No le había prestado mucha atención a la función “Recuerdos” de Facebook. Sabía que estaba allí, como una aplicada máquina conmemorativa de efemérides del tipo “qué pasó un día como hoy hace equis años”. Pero desde hace unas semanas, quizá movido por un arranque de curiosidad nostálgica, empecé el ejercicio de revisar la sección cada mañana.
¿Qué me encontré allí? Que hace nueve años me reunía con un grupo de amigos cinéfilos para coordinar la publicación de una revista de cine (¡qué difícil es pensar en una revista impresa ahora!); o que hace seis años estaba en Ayacucho, maravillado por sus paisajes; y que, también en el 2017, a estas alturas del año, las posibilidades de que Perú clasificara al Mundial de Rusia pasaban de ser una ilusión imposible a una muy cercana realidad.
El resto de recuerdos que me arroja Facebook son detalles casi anecdóticos, publicaciones sin importancia, en la línea de mi uso superficial y esporádico de las redes sociales. Pero me imagino –y aquí viene lo más interesante de analizar– que a muchas personas les brotará de vez en cuando el recuerdo de un familiar ya fallecido, la foto indeseable de una expareja o algún texto publicado por impulso que ahora los pueda avergonzar.

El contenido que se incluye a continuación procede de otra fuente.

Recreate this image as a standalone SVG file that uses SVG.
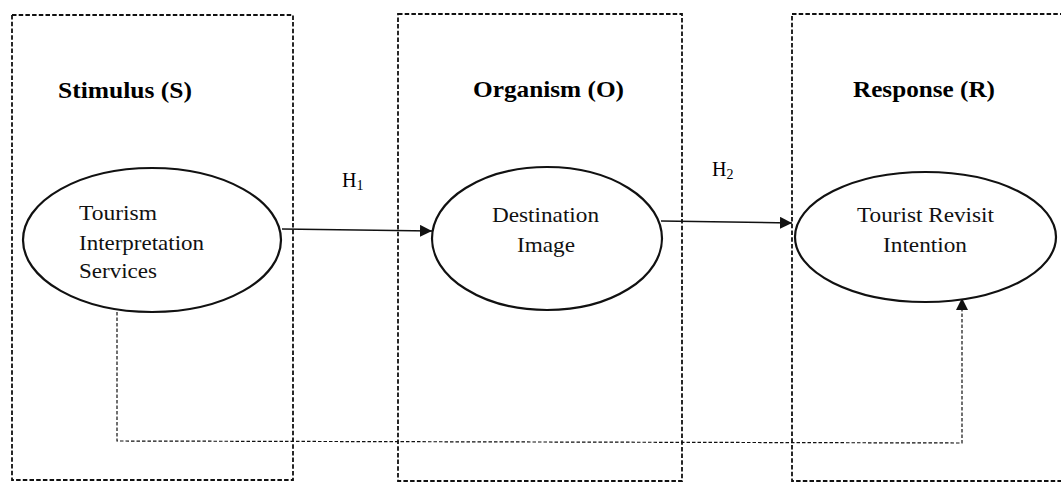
<svg xmlns="http://www.w3.org/2000/svg" width="1061" height="483" viewBox="0 0 1061 483">
  <style>
    .frame { fill: none; stroke: #111; stroke-width: 1.8; stroke-dasharray: 4.5 2.2; }
    .node { fill: #fff; stroke: #111; stroke-width: 2.2; }
    .title { font-family: "Liberation Serif", "Times New Roman", serif; font-weight: bold; font-size: 24px; fill: #000; }
    .label { font-family: "Liberation Serif", "Times New Roman", serif; font-size: 21px; fill: #111; }
    .hyp { font-family: "Liberation Serif", "Times New Roman", serif; font-size: 20px; fill: #000; }
    .edge { fill: none; stroke: #111; stroke-width: 1.4; }
    .edge-dashed { fill: none; stroke: #111; stroke-width: 1.2; stroke-dasharray: 3.5 2; }
  </style>
  <defs>
    <marker id="arrow" viewBox="0 0 12 12" refX="12" refY="6" markerWidth="12" markerHeight="12" markerUnits="userSpaceOnUse" orient="auto">
      <path d="M0,0 L12,6 L0,12 Z" fill="#111"/>
    </marker>
  </defs>

  <rect width="1061" height="483" fill="#fff"/>

  <!-- stage frames -->
  <g id="stage-stimulus">
    <rect class="frame" x="12" y="15" width="281" height="465"/>
    <text class="title" x="58" y="98" textLength="134" lengthAdjust="spacingAndGlyphs">Stimulus (S)</text>
  </g>
  <g id="stage-organism">
    <rect class="frame" x="398" y="14" width="284" height="467"/>
    <text class="title" x="473" y="97" textLength="151" lengthAdjust="spacingAndGlyphs">Organism (O)</text>
  </g>
  <g id="stage-response">
    <rect class="frame" x="792" y="14" width="280" height="467"/>
    <text class="title" x="853" y="97" textLength="142" lengthAdjust="spacingAndGlyphs">Response (R)</text>
  </g>

  <!-- connectors -->
  <g id="connectors">
    <path class="edge" d="M282,229 L432,231" marker-end="url(#arrow)"/>
    <text class="hyp" x="342" y="187">H<tspan font-size="14" dy="3">1</tspan></text>
    <path class="edge" d="M661,221 L792,223" marker-end="url(#arrow)"/>
    <text class="hyp" x="712" y="176">H<tspan font-size="14" dy="3">2</tspan></text>
    <path class="edge-dashed" d="M117,312 L117,441 L962,443 L962,298" marker-end="url(#arrow)"/>
  </g>

  <!-- constructs -->
  <g id="node-interpretation">
    <ellipse class="node" cx="152" cy="240" rx="129" ry="72"/>
    <text class="label" x="79" y="220" textLength="78" lengthAdjust="spacingAndGlyphs">Tourism</text>
    <text class="label" x="79" y="250" textLength="125" lengthAdjust="spacingAndGlyphs">Interpretation</text>
    <text class="label" x="79" y="278" textLength="78" lengthAdjust="spacingAndGlyphs">Services</text>
  </g>
  <g id="node-image">
    <ellipse class="node" cx="547" cy="238.5" rx="115" ry="71.5"/>
    <text class="label" x="492" y="222" textLength="107" lengthAdjust="spacingAndGlyphs">Destination</text>
    <text class="label" x="517" y="252" textLength="58" lengthAdjust="spacingAndGlyphs">Image</text>
  </g>
  <g id="node-revisit">
    <ellipse class="node" cx="925.5" cy="237" rx="130.5" ry="65"/>
    <text class="label" x="857" y="222" textLength="137" lengthAdjust="spacingAndGlyphs">Tourist Revisit</text>
    <text class="label" x="883" y="252" textLength="84" lengthAdjust="spacingAndGlyphs">Intention</text>
  </g>
</svg>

Es verdad que Facebook puede servir como un viejo álbum fotográfico, pero tiene sus ventajas. Sus fotos no corren el riesgo de acabar destruidas en un incendio o una inundación. Por otra parte, en cambio, son recuerdos que acaban supeditados a los caprichos y habilidades algorítmicas de Meta, la poderosa empresa de Mark Zuckerberg. Porque, si la memoria es siempre individual, imposible de generalizar, estas metamemorias parecen listas para ser moldeadas a gusto de alguien más. Recuperadas de nuestro hipocampo y reinsertadas según alguna necesidad o interés particular.

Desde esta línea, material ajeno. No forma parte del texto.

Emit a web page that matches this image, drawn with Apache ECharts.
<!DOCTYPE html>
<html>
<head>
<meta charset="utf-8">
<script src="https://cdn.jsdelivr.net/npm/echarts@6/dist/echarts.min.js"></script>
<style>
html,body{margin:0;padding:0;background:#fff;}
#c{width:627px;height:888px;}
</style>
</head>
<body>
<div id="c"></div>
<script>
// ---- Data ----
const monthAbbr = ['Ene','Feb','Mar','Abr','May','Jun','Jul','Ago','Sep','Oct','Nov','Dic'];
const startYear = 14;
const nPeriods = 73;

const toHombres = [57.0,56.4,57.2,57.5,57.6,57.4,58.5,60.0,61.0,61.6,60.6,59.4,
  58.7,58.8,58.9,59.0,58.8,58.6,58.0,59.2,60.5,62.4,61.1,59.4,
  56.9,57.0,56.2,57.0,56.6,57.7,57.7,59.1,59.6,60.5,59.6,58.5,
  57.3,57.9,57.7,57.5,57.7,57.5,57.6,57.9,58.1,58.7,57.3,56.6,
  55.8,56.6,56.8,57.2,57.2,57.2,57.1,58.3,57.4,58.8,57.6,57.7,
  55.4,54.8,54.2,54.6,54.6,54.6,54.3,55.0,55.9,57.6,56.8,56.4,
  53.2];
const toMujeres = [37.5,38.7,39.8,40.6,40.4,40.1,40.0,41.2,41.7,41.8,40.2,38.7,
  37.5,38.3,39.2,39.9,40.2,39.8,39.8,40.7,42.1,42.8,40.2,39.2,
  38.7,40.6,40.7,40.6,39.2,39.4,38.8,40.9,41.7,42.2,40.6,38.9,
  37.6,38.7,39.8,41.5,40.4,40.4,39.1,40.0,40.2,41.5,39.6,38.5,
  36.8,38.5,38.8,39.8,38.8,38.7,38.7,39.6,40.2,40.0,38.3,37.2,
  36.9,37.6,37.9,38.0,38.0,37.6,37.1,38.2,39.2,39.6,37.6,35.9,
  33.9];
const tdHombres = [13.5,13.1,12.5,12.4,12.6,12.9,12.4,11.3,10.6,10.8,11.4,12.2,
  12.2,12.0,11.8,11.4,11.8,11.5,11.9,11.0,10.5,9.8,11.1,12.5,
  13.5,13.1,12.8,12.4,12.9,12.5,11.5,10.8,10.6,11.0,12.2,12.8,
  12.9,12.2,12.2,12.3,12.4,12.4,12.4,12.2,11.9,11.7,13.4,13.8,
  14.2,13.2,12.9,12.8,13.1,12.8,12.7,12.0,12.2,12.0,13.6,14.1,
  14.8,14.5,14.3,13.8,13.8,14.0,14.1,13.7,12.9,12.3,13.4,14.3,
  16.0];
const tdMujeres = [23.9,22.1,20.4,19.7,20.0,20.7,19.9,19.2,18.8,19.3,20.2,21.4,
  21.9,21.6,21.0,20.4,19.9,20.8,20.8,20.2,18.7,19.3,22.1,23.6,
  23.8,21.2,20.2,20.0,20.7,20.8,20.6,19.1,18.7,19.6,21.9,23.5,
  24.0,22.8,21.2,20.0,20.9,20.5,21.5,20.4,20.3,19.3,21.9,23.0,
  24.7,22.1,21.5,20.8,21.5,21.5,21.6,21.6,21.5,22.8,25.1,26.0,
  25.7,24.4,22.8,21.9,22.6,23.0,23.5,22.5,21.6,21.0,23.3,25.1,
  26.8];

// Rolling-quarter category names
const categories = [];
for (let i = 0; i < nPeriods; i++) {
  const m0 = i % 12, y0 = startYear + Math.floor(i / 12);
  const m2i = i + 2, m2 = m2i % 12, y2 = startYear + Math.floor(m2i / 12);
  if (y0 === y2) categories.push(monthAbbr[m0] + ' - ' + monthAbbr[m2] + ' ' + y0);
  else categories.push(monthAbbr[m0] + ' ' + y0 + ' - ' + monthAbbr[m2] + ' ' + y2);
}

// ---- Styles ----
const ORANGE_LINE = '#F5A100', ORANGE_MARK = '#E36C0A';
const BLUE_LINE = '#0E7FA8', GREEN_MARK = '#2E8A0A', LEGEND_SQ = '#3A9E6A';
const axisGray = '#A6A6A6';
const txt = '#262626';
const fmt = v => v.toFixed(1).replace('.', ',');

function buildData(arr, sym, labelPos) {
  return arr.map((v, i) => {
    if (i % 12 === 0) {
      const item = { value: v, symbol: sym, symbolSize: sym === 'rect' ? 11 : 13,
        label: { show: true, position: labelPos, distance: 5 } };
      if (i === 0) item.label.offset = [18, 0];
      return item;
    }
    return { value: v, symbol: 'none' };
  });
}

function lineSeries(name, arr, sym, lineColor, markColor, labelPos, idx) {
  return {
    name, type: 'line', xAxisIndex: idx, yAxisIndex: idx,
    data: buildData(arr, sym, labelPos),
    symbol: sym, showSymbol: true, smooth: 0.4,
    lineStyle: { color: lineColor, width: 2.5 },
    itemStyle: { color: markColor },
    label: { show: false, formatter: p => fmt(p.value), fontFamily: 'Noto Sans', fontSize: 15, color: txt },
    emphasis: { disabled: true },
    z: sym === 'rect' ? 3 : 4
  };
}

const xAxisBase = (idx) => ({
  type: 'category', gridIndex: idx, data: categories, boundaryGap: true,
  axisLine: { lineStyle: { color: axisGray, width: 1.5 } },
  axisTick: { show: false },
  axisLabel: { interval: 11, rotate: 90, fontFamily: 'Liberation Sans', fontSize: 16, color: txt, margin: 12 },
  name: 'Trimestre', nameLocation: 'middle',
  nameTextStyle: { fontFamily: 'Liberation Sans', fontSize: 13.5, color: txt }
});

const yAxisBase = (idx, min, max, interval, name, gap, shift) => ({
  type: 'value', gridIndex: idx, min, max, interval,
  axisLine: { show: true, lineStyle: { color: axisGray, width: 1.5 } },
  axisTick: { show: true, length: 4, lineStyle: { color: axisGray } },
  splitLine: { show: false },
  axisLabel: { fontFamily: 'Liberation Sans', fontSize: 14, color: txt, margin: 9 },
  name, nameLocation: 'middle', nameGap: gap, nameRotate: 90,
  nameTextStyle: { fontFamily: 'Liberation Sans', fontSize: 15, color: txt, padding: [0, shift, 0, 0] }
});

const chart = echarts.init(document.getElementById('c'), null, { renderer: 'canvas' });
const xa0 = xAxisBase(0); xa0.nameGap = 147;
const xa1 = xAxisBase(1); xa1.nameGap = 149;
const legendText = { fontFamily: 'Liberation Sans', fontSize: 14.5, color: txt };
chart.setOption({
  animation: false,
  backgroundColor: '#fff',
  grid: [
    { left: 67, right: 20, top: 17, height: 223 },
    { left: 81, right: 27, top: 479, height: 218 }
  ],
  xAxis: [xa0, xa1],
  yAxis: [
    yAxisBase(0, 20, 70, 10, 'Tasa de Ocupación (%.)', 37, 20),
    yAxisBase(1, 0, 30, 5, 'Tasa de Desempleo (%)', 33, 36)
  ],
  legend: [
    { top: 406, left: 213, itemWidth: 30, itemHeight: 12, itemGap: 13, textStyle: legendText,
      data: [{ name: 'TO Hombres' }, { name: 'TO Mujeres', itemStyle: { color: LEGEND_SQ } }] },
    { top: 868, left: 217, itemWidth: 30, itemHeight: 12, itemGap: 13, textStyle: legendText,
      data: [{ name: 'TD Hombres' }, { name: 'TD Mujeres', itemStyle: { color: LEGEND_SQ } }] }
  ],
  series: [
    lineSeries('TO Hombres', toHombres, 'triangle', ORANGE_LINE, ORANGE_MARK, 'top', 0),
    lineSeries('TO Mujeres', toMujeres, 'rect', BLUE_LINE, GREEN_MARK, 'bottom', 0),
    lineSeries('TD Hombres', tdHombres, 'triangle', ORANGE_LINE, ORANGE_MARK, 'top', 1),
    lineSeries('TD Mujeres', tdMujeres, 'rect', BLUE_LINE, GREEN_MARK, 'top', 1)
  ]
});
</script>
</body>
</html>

Es cierto también que, en un gesto de sana tranquilidad para nuestra salud mental, los “Recuerdos” de Facebook son una función que el usuario puede desactivar; es decir, mediante un par de clics, renunciar al recuerdo si la melancolía no es lo suyo. Sin embargo, ¿cuántas personas serán realmente conscientes de esta posibilidad, y cuántas otras se animarán a bloquear la irrupción de su pasado por voluntad propia?

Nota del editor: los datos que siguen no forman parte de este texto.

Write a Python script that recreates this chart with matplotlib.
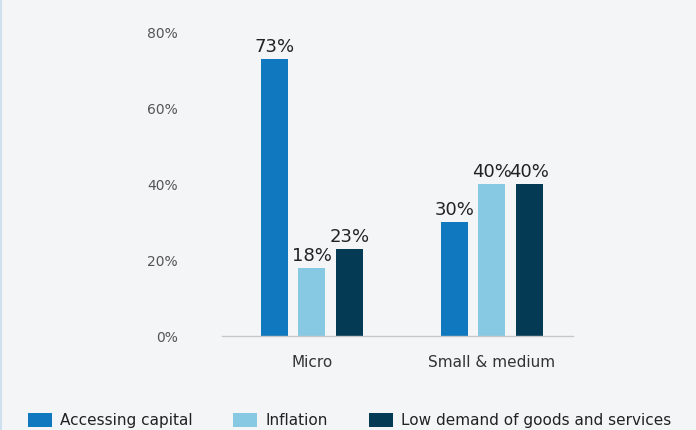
import numpy as np
import matplotlib.pyplot as plt
from matplotlib.lines import Line2D

plt.rcParams['font.family'] = ['DejaVu Sans']

# Share of firms citing each obstacle, by firm size
categories = ['Micro', 'Small & medium']
series_names = ['Accessing capital', 'Inflation', 'Low demand of goods and services']
accessing_capital = [0.73, 0.30]
inflation = [0.18, 0.40]
low_demand = [0.23, 0.40]
yticks = [0, 0.2, 0.4, 0.6, 0.8]

colors = ['#0f78be', '#87c9e3', '#053a55']
bg = '#f4f5f7'

fig = plt.figure(figsize=(6.96, 4.30), dpi=100, facecolor=bg)
ax = fig.add_axes([0.319, 0.2186, 0.504, 0.7047], facecolor=bg)

x = np.arange(len(categories))
width = 0.15
step = 0.208
values = [accessing_capital, inflation, low_demand]

handles = []
for i, (vals, c, name) in enumerate(zip(values, colors, series_names)):
    bars = ax.bar(x + (i - 1) * step, vals, width=width, color=c, label=name)
    handles.append(bars)
    for b, v in zip(bars, vals):
        ax.text(b.get_x() + b.get_width() / 2, v + 0.008, f'{v * 100:.0f}%',
                ha='center', va='bottom', fontsize=13, color='#222222')

ax.set_xlim(-0.5, 1.45)
ax.set_ylim(0, 0.8)
ax.set_yticks(yticks)
ax.set_yticklabels([f'{t * 100:.0f}%' for t in yticks], fontsize=10, color='#555555')
ax.set_xticks(x)
ax.set_xticklabels(categories, fontsize=11, color='#333333')
ax.tick_params(axis='y', length=0, pad=32)
ax.tick_params(axis='x', length=0, pad=14)
for s in ['top', 'right', 'left']:
    ax.spines[s].set_visible(False)
ax.spines['bottom'].set_color('#c8c8c8')
ax.spines['bottom'].set_linewidth(1)

fig.legend(handles=handles, loc='lower left', bbox_to_anchor=(0.02, -0.028), ncol=3,
           frameon=False, fontsize=11, handlelength=1.57, handleheight=1.1,
           columnspacing=2.7, handletextpad=0.52, labelcolor='#222222')

# thin border along the left edge
fig.add_artist(Line2D([0.001, 0.001], [0, 1], color='#cfe0ee', linewidth=1.5, transform=fig.transFigure))

fig.savefig('out.png', dpi=100, facecolor=bg)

Hace poco veía un cortometraje que recomiendo mucho: “A Short Story”, del cineasta chino Bi Gan. En su narrativa surrealista, uno de los personajes es una mujer que come unos “fideos pierdememoria” para intentar desaparecer de su mente un amor del pasado. Me pregunto si, con el bombardeo de data, sobreinformación y recuerdos impuestos en el que hoy vivimos, no llegaremos pronto a un punto similar. Uno en el que nuestra posesión más preciada será aquella que, justamente, no poseeremos: el más oscuro y contundente olvido.